IF WE MUST DIE by Claude McKay
If we must die, let it not be like hogs
Hunted and penned in an inglorious spot,
While round us bark the mad and hungry dogs,
Making their mock at our accursed lot.
If we must die, O let us nobly die,
So that our precious blood may not be shed
In vain; then even the monsters we defy
Shall be constrained to honor us though dead!
O kinsmen! We must meet the common foe!
Though far outnumbered let us show us brave,
And for their thousand blows deal one death-blow!
What though before us lies the open grave?
Like men we’ll face the murderous, cowardly pack,
Pressed to the wall, dying, but fighting back!
Who was Claude McKay and when was this poem written?
How would you describe the speaker’s attitude about death?
What is the speaker’s advice to their kinsmen?
According to the speaker, how should African Americans face death?
Using this poem as evidence, what were the lives of African Americans like post-Civil War in the late 1800s and early 1900s?
What are any additional thoughts that you have that come to mind while reading this poem?
I, TOO, SING AMERICA by Langston Hughes
I, too, sing America.
I am the darker brother.
They send me to eat in the kitchen
When company comes,
But I laugh,
And eat well,
And grow strong.
Tomorrow,
I'll be at the table
When company comes.
Nobody'll dare
Say to me,
"Eat in the kitchen,"
Then.
Besides,
They'll see how beautiful I am
And be ashamed--
I, too, am America.
Who was Langston Hughes and when was this poem written?
Based on what you read in the poem, what do you think Hughes means by “I, too, sing America” and “I, too, am America”?
WE WEAR THE MASK by Paul Lawrence Dunbar
We wear the mask that grins and lies,
It hides our cheeks and shades our eyes, —
This debt we pay to human guile;
With torn and bleeding hearts we smile,
And mouth with myriad subtleties.
Why should the world be overwise,
In counting all our tears and sighs?
Nay, let them only see us, while
We wear the mask.
We smile, but, O great Christ, our cries
To thee from tortured souls arise.
We sing, but oh the clay is vile
Beneath our feet, and long the mile;
But let the world dream otherwise,
We wear the mask!
Who is Paul Lawrence Dunbar and when was this poem written?
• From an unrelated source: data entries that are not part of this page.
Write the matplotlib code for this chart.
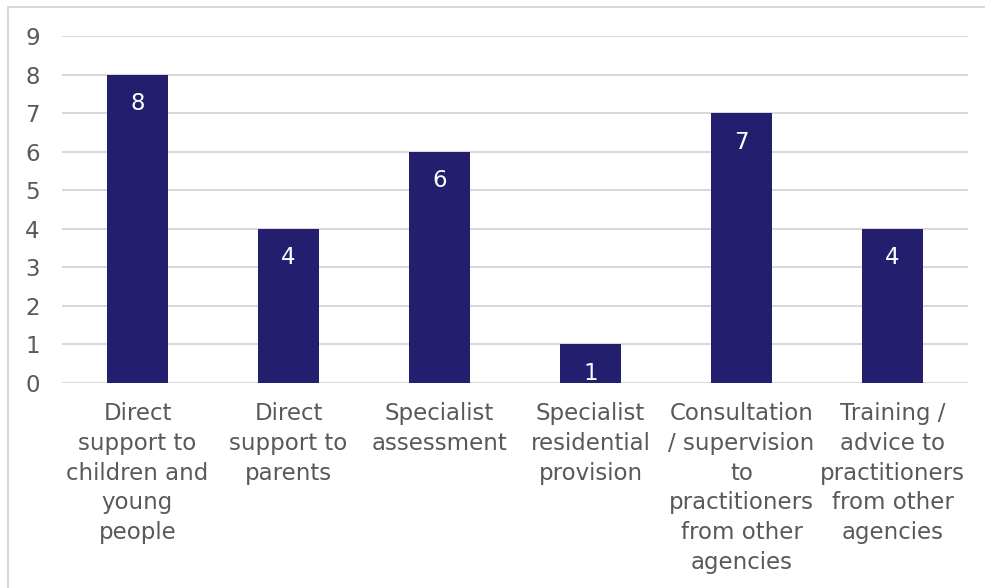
import matplotlib
matplotlib.use("Agg")
import matplotlib.pyplot as plt
from matplotlib.patches import Rectangle

categories = [
    "Direct\nsupport to\nchildren and\nyoung\npeople",
    "Direct\nsupport to\nparents",
    "Specialist\nassessment",
    "Specialist\nresidential\nprovision",
    "Consultation\n/ supervision\nto\npractitioners\nfrom other\nagencies",
    "Training /\nadvice to\npractitioners\nfrom other\nagencies",
]
values = [8, 4, 6, 1, 7, 4]
yticks = [0, 1, 2, 3, 4, 5, 6, 7, 8, 9]

bar_color = "#231F6E"
text_color = "#595959"
grid_color = "#D9D9D9"

plt.rcParams["font.family"] = ["DejaVu Sans"]

W, H = 985, 588
fig = plt.figure(figsize=(W / 100, H / 100), dpi=100)

# chart-area border (only left and top edges fall inside the canvas)
fig.patches.append(Rectangle((8 / W, -0.1), 1.2, 1 - 7 / H + 0.1,
                             transform=fig.transFigure, fill=False,
                             edgecolor=grid_color, linewidth=1.5))

ax = fig.add_axes([62 / W, 1 - 383 / H, (968 - 62) / W, (383 - 36) / H])
x = range(len(categories))
bars = ax.bar(x, values, width=0.4, color=bar_color, zorder=3)

ax.set_xlim(-0.5, len(categories) - 0.5)
ax.set_ylim(0, 9)
ax.set_yticks(yticks)
ax.set_yticklabels([str(t) for t in yticks])
ax.set_xticks(list(x))
ax.set_xticklabels(categories, linespacing=1.37)

for spine in ax.spines.values():
    spine.set_visible(False)
ax.grid(axis="y", color=grid_color, linewidth=1.5, zorder=0)
ax.set_axisbelow(True)
ax.tick_params(axis="both", length=0, labelsize=16.5, colors=text_color)
ax.tick_params(axis="y", pad=16)
ax.tick_params(axis="x", pad=14)

for rect, v in zip(bars, values):
    ax.annotate(str(v), (rect.get_x() + rect.get_width() / 2, v),
                xytext=(0, -21), textcoords="offset points",
                ha="center", va="center", color="white", fontsize=16.5, zorder=4)

fig.savefig("out.png", dpi=100)
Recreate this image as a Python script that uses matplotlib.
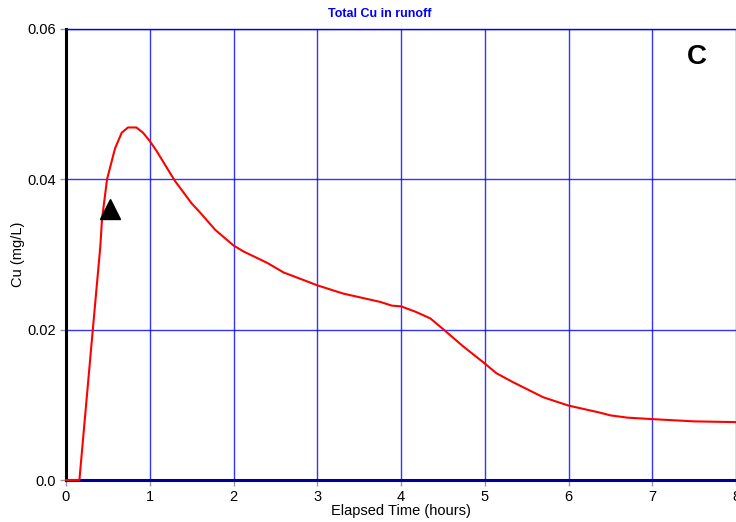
import matplotlib
matplotlib.use("Agg")
import matplotlib.pyplot as plt

plt.rcParams['font.family'] = ['Liberation Sans', 'DejaVu Sans']

# Simulated total copper concentration in runoff
hours = [0.0, 0.16, 0.32, 0.41, 0.43, 0.49, 0.585, 0.665, 0.74, 0.84, 0.92, 1.0,
         1.08, 1.30, 1.50, 1.60, 1.78, 2.0, 2.12, 2.40, 2.60, 2.79, 3.0, 3.31,
         3.59, 3.75, 3.89, 4.0, 4.17, 4.35, 4.5, 4.74, 5.0, 5.14, 5.34, 5.70,
         6.0, 6.36, 6.5, 6.7, 7.0, 7.5, 8.0]
cu = [0.0, 0.0, 0.020, 0.0311, 0.0347, 0.0400, 0.0441, 0.0462, 0.0469, 0.0469,
      0.0462, 0.0451, 0.0438, 0.0398, 0.0368, 0.0356, 0.0333, 0.0312, 0.0304,
      0.0289, 0.0276, 0.0268, 0.0259, 0.0248, 0.0241, 0.0237, 0.0232, 0.0231,
      0.0224, 0.0215, 0.0201, 0.0178, 0.0155, 0.0142, 0.0130, 0.0110, 0.0099,
      0.0090, 0.0086, 0.0083, 0.0081, 0.0078, 0.0077]

# Observed value
obs_hours = [0.525]
obs_cu = [0.036]

x_ticks = [0, 1, 2, 3, 4, 5, 6, 7, 8]
y_ticks = [0.0, 0.02, 0.04, 0.06]
y_tick_labels = ["0.0", "0.02", "0.04", "0.06"]

fig = plt.figure(figsize=(7.36, 5.22), dpi=100)
ax = fig.add_axes([66 / 736, 1 - 480 / 522, 1 - 66 / 736, (480 - 29) / 522])

ax.plot(hours, cu, color='#ff0000', lw=1.5, zorder=3, clip_on=False)
ax.plot(obs_hours, obs_cu, marker='^', color='black', markersize=14,
        linestyle='none', zorder=4)

ax.set_xlim(0, 8)
ax.set_ylim(0, 0.06)
ax.set_xticks(x_ticks)
ax.set_xticklabels([str(t) for t in x_ticks])
ax.set_yticks(y_ticks)
ax.set_yticklabels(y_tick_labels)

ax.grid(True, color='#0000ff', lw=1.0, alpha=0.8)
ax.set_axisbelow(True)

ax.spines['left'].set_color('black')
ax.spines['left'].set_linewidth(2.2)
ax.spines['bottom'].set_color('#000099')
ax.spines['bottom'].set_linewidth(2.2)
ax.spines['top'].set_color('#0000ff')
ax.spines['top'].set_linewidth(1.0)
ax.spines['right'].set_visible(False)

ax.tick_params(axis='both', labelsize=10.5, colors='#999999', labelcolor='black',
               length=4, width=1)

ax.set_xlabel("Elapsed Time (hours)", fontsize=10.5)
ax.xaxis.set_label_coords(0.5, -(504 - 480) / 451)
ax.set_ylabel("Cu (mg/L)", fontsize=10.5)
ax.yaxis.set_label_coords(-(66 - 25) / 670, 0.5)

fig.text(380 / 736, 1 - 14 / 522, "Total Cu in runoff", color='#0000ff',
         fontsize=9, fontweight='bold', ha='center', va='center')
ax.text((697 - 66) / 670, 1 - (57 - 29) / 451, "C",
        transform=ax.transAxes, fontsize=20, fontweight='bold',
        ha='center', va='center')

fig.savefig("out.png", dpi=100)
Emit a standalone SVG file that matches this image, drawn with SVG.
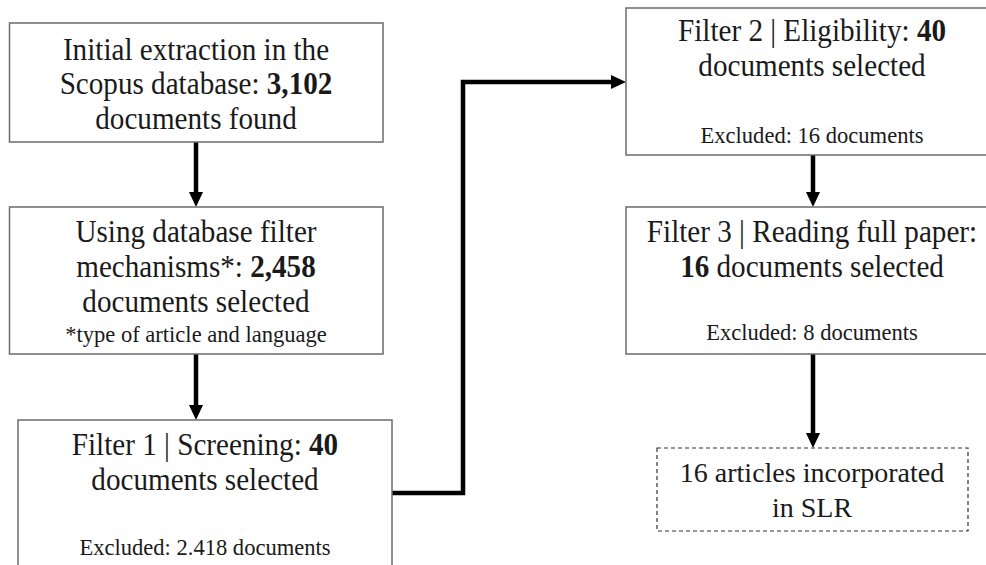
<svg xmlns="http://www.w3.org/2000/svg" width="986" height="565" viewBox="0 0 986 565">
<style>
  .box { fill: #ffffff; stroke: #6b6b6b; stroke-width: 1.5; }
  .dash { fill: #ffffff; stroke: #333333; stroke-width: 1.2; stroke-dasharray: 4 3; }
  .t { font-family: "Liberation Serif", "Times New Roman", serif; font-size: 31px; fill: #1a1a1a; text-anchor: middle; }
  .s { font-size: 24px; }
  .d { font-size: 28px; }
  .b { font-weight: bold; }
  .conn { fill: none; stroke: #000000; stroke-width: 4.5; }
</style>
<defs>
  <marker id="ah" viewBox="0 0 15 14" refX="1" refY="7" markerWidth="15" markerHeight="14" markerUnits="userSpaceOnUse" orient="auto">
    <path d="M0,0 L15,7 L0,14 z" fill="#000000"/>
  </marker>
</defs>
<rect width="986" height="565" fill="#ffffff"/>

<g id="connectors">
  <path class="conn" d="M196,142 V193" marker-end="url(#ah)"/>
  <path class="conn" d="M196,354 V406" marker-end="url(#ah)"/>
  <path class="conn" d="M392,493 H463 V82 H612" marker-end="url(#ah)"/>
  <path class="conn" d="M813,155 V193" marker-end="url(#ah)"/>
  <path class="conn" d="M813,354 V434" marker-end="url(#ah)"/>
</g>

<g id="node1">
  <rect class="box" x="9.5" y="23" width="373.5" height="119"/>
  <g transform="translate(196,0) scale(0.94,1)">
    <text class="t" x="0" y="60">Initial extraction in the</text>
    <text class="t" x="0" y="94.5">Scopus database: <tspan class="b">3,102</tspan></text>
    <text class="t" x="0" y="129">documents found</text>
  </g>
</g>

<g id="node2">
  <rect class="box" x="9.5" y="207" width="373.5" height="147"/>
  <g transform="translate(196,0) scale(0.94,1)">
    <text class="t" x="0" y="242">Using database filter</text>
    <text class="t" x="0" y="277">mechanisms*: <tspan class="b">2,458</tspan></text>
    <text class="t" x="0" y="312">documents selected</text>
    <text class="t s" x="0" y="342">*type of article and language</text>
  </g>
</g>

<g id="node3">
  <rect class="box" x="18" y="420" width="374" height="160"/>
  <g transform="translate(205,0) scale(0.94,1)">
    <text class="t" x="0" y="455">Filter 1 | Screening: <tspan class="b">40</tspan></text>
    <text class="t" x="0" y="490">documents selected</text>
    <text class="t s" x="0" y="555">Excluded: 2.418 documents</text>
  </g>
</g>

<g id="node4">
  <rect class="box" x="626" y="8" width="372" height="147"/>
  <g transform="translate(812,0) scale(0.94,1)">
    <text class="t" x="0" y="41">Filter 2 | Eligibility: <tspan class="b">40</tspan></text>
    <text class="t" x="0" y="76">documents selected</text>
    <text class="t s" x="0" y="143">Excluded: 16 documents</text>
  </g>
</g>

<g id="node5">
  <rect class="box" x="626" y="207" width="372" height="147"/>
  <g transform="translate(812,0) scale(0.94,1)">
    <text class="t" x="0" y="242">Filter 3 | Reading full paper:</text>
    <text class="t" x="0" y="277"><tspan class="b">16</tspan> documents selected</text>
    <text class="t s" x="0" y="340">Excluded: 8 documents</text>
  </g>
</g>

<g id="node6">
  <rect class="dash" x="657" y="448" width="311" height="83"/>
  <text class="t d" x="812" y="482">16 articles incorporated</text>
  <text class="t d" x="812" y="517">in SLR</text>
</g>
</svg>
What is the overall message of this poem?
What passage do you feel best shows this message and why?
What is “the mask” that Dunbar is referring to?
FREDERICK DOUGLASS by Robert Hayden
When it is finally ours, this freedom, this liberty, this beautiful
and terrible thing, needful to man as air,
usable as earth; when it belongs at last to all,
when it is truly instinct, brain matter, diastole, systole,
reflex action; when it is finally won; when it is more
than the gaudy mumbo jumbo of politicians:
this man, this Douglass, this former slave, this Negro
beaten to his knees, exiled, visioning a world
where none is lonely, none hunted, alien,
this man, superb in love and logic, this man
shall be remembered. Oh, not with statues' rhetoric,
not with legends and poems and wreaths of bronze alone,
but with the lives grown out of his life, the lives
fleshing his dream of the beautiful, needful thing.
Who is Robert Hayden and when was this poem written?
Who is the namesake of the poem? Why do you think he was used as the foundation of this poem?
When does Hayden say that freedom will finally come?
REFLECTION
Which poem do you feel is the most powerful? Why did you choose that poem?
What would you say is the overall message or theme of these poems?